Chase memorable experiences, give money to your kids when they can best use it, donate to charity while you’re still alive. That’s the way to live life.

One of the biggest counters to the book is the fact that most people hoard money because they’re afraid of dying in poverty. Bill references this mentioning that depriving your current self just to care about a future older self isn’t the way to go. He advises using income annuities, reverse mortgages, long-term care insurance in order to prepare for the no-income post retirement years. Depending upon on your age and health, income annuities can be foregone and replaced through a mix of retirement investments and dividend income. To calculate your survival threshold (or how much you might end up requiring post-retirement), Bill suggests using this formula:

Survival Threshold = 0.7 * Annual Expenses * Years Left to Live (can be calculated using a longetivity calculator)

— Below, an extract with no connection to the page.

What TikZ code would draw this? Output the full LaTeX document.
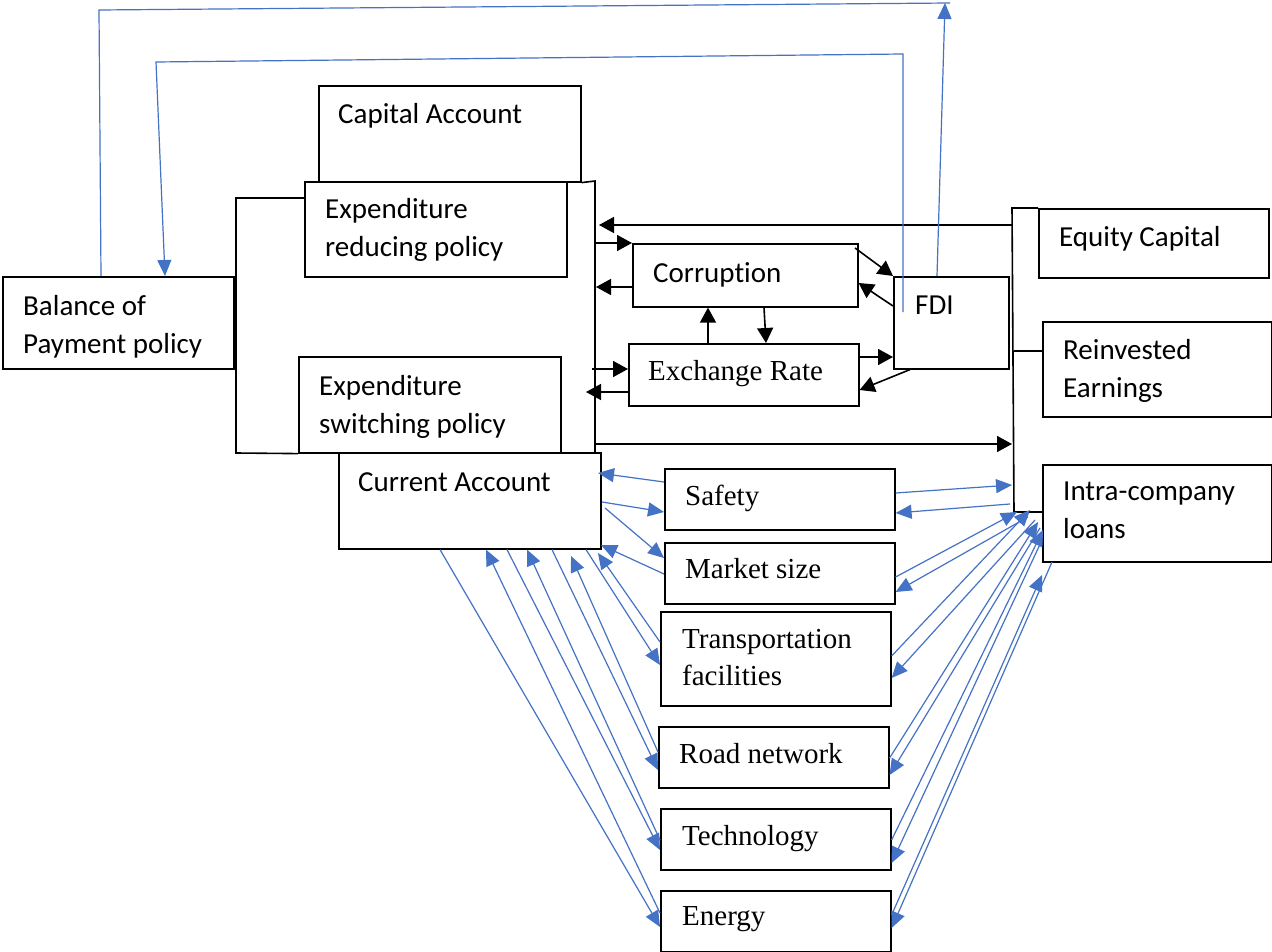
\documentclass[tikz,border=0pt]{standalone}
\usepackage{fontspec}
\setmainfont[Ligatures=NoCommon]{Carlito}
\newfontfamily\tnr{Liberation Serif}
\usetikzlibrary{arrows.meta}
\definecolor{bl}{HTML}{4472C4}
\begin{document}
\begin{tikzpicture}[x=1pt,y=-1pt,
 box/.style={draw, line width=1.6pt, inner sep=0pt, anchor=north west},
 txt/.style={inner sep=0pt, anchor=base west, align=left, font=\fontsize{29}{38}\selectfont},
 stxt/.style={inner sep=0pt, anchor=base west, align=left, font=\fontsize{29}{37}\selectfont\tnr},
 ln/.style={line width=1.6pt},
 barr/.style={line width=1.6pt, -{Triangle[length=15pt,width=16pt]}},
 blarr/.style={draw=bl, line width=1.2pt, -{Triangle[length=16pt,width=14pt]}, color=bl},
 blln/.style={draw=bl, line width=1.2pt}]
\useasboundingbox (0,0) rectangle (1272,952);
\fill[white] (0,0) rectangle (1272,952);
% boxes
\node[box, minimum width=231pt, minimum height=92pt] (bop) at (2,276) {};
\node[box, minimum width=262pt, minimum height=96pt] (cap) at (318,85) {};
\node[box, minimum width=262pt, minimum height=95pt] (red) at (304,181) {};
\node[box, minimum width=262pt, minimum height=96pt] (sw) at (298,356) {};
\node[box, minimum width=262pt, minimum height=96pt] (ca) at (338,452) {};
\node[box, minimum width=225pt, minimum height=63pt] (cor) at (632,243) {};
\node[box, minimum width=230pt, minimum height=62pt] (exr) at (628,343) {};
\node[box, minimum width=115pt, minimum height=92pt] (fdi) at (893,276) {};
\node[box, minimum width=230pt, minimum height=69pt] (eq) at (1038,208) {};
\node[box, minimum width=229pt, minimum height=95pt] (re) at (1042,321) {};
\node[box, minimum width=229pt, minimum height=97pt] (ic) at (1042,464) {};
\node[box, minimum width=230pt, minimum height=61pt] (saf) at (664,468) {};
\node[box, minimum width=230pt, minimum height=61pt] (mkt) at (664,542) {};
\node[box, minimum width=230pt, minimum height=94pt] (tra) at (660,611) {};
\node[box, minimum width=230pt, minimum height=61pt] (road) at (658,726) {};
\node[box, minimum width=230pt, minimum height=61pt] (tech) at (660,808) {};
\node[box, minimum width=230pt, minimum height=61pt] (en) at (660,890) {};
% texts
\node[txt] (bopT) at (23,353) {Balance of\\Payment policy};
\node[txt] (capT) at (338,124) {Capital Account};
\node[txt] (redT) at (325,257) {Expenditure\\reducing policy};
\node[txt] (swT) at (319,433) {Expenditure\\switching policy};
\node[txt] (caT) at (358,491) {Current Account};
\node[txt] (corT) at (653,282) {Corruption};
\node[stxt] (exrT) at (648,380) {Exchange Rate};
\node[txt] (fdiT) at (915,314) {FDI};
\node[txt] (eqT) at (1059,247) {Equity Capital};
\node[txt] (reT) at (1063,397) {Reinvested\\Earnings};
\node[txt] (icT) at (1063,538) {Intra-company\\loans};
\node[stxt] (safT) at (685,505) {Safety};
\node[stxt] (mktT) at (685,578) {Market size};
\node[stxt] (traT) at (682,685) {Transportation\\facilities};
\node[stxt] (roadT) at (679,763) {Road network};
\node[stxt] (techT) at (682,845) {Technology};
\node[stxt] (enT) at (682,925) {Energy};
% black structure lines
\draw[ln] (red.west |- 0,198) -- (236,198) -- (236,453) -- (sw.south west);
\draw[ln] (cap.south east) -- (595,181) -- (595,452);
\draw[ln] (eq.north west) -- (1012,208) -- (1014,512) -- (ic.west |- 0,512);
\draw[ln] (1014,351) -- (re.west |- 0,351);
% black arrows
\draw[barr] (1012,225) -- (599,225);
\draw[barr] (595,243) -- (cor.north west);
\draw[barr] (cor.west |- 0,287) -- (596,287);
\draw[barr] (708,0 |- exr.north) -- (708,0 |- cor.south);
\draw[barr] (764,0 |- cor.south) -- (766,0 |- exr.north);
\draw[barr] (592,369) -- (exr.west |- 0,369);
\draw[barr] (exr.west |- 0,392) -- (586,392);
\draw[barr] (855,248) -- (fdi.north west);
\draw[barr] (fdi.west |- 0,306) -- (cor.east |- 0,283);
\draw[barr] (exr.east |- 0,357) -- (fdi.west |- 0,357);
\draw[barr] (910,0 |- fdi.south) -- (exr.east |- 0,390);
\draw[barr] (595,444) -- (1012,444);
% blue top loops
\draw[blln] (101,0 |- bop.north) -- (99,10) -- (950,3);
\draw[blarr] (937,0 |- fdi.north) -- (945,3);
\draw[blarr] (903,312) -- (903,54) -- (156,62) -- (165,0 |- bop.north);
% blue: current account <-> factors
\draw[blarr] (saf.west |- 0,482) -- (598,473);
\draw[blarr] (602,502) -- (saf.west |- 0,512);
\draw[blarr] (605,508) -- (mkt.west |- 0,558);
\draw[blarr] (mkt.west |- 0,574) -- (601,545);
\draw[blarr] (tra.west |- 0,642) -- (598,553);
\draw[blarr] (586,0 |- ca.south) -- (tra.west |- 0,665);
\draw[blarr] (road.west |- 0,752) -- (571,556);
\draw[blarr] (552,0 |- ca.south) -- (road.west |- 0,770);
\draw[blarr] (tech.west |- 0,840) -- (527,0 |- ca.south);
\draw[blarr] (507,0 |- ca.south) -- (tech.west |- 0,850);
\draw[blarr] (en.west |- 0,913) -- (486,0 |- ca.south);
\draw[blarr] (440,0 |- ca.south) -- (en.west |- 0,927);
% blue: factors <-> intra-company loans
\draw[blarr] (saf.east |- 0,493) -- (1012,485);
\draw[blarr] (1010,504) -- (saf.east |- 0,513);
\draw[blarr] (mkt.east |- 0,577) -- (1017,512);
\draw[blarr] (1028,517) -- (mkt.east |- 0,592);
\draw[blarr] (tra.east |- 0,656) -- (1030,510);
\draw[blarr] (1035,520) -- (tra.east |- 0,678);
\draw[blarr] (road.east |- 0,758) -- (1038,522);
\draw[blarr] (1040,528) -- (road.east |- 0,775);
\draw[blarr] (tech.east |- 0,840) -- (1043,530);
\draw[blarr] (1042,540) -- (tech.east |- 0,863);
\draw[blarr] (en.east |- 0,915) -- (1042,575);
\draw[blarr] (1052,562) -- (en.east |- 0,928);
\end{tikzpicture}
\end{document}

The books also brings up an interesting facet of spending over the course of an Average Joe’s life. Most people’s spending can be categorized into three patterns:

  • Go-go years: Observed between the ages of 20-40
  • Slow-go years: Observed between the ages of 40-65
  • No-go years: 75 and later ages

Even in retirement, your spending is going to vary a lot. People spend a lot more money at the start of the retirement than at the end.


In order to live a good, fulfilling life, we need a balance of money, health and free leisure time. Personally for me, spending most of my healthy years working and acquiring fat stacks of cash for a future older self who might end up spending very little of that wealth is a legitimate worry. I know I’ll enjoy sky-diving more when I’m 25 rather than when I’m 65 and the book really drives this point home. It also lays down a solid framework of “time-bucketing” your experiences i.e. prioritizing more outgoing activities when you’re young. I’ve also internally known the concept of cherishing memories but the concept of “memory dividend” will stick with me forever.

As with most books in the genre, it could have been a lot more concise, but it does provide a provocative and new theory about how you can maximize and live a more fulfilling life. It has definitely prompted to think more deeply about prioritizing things that make me happy.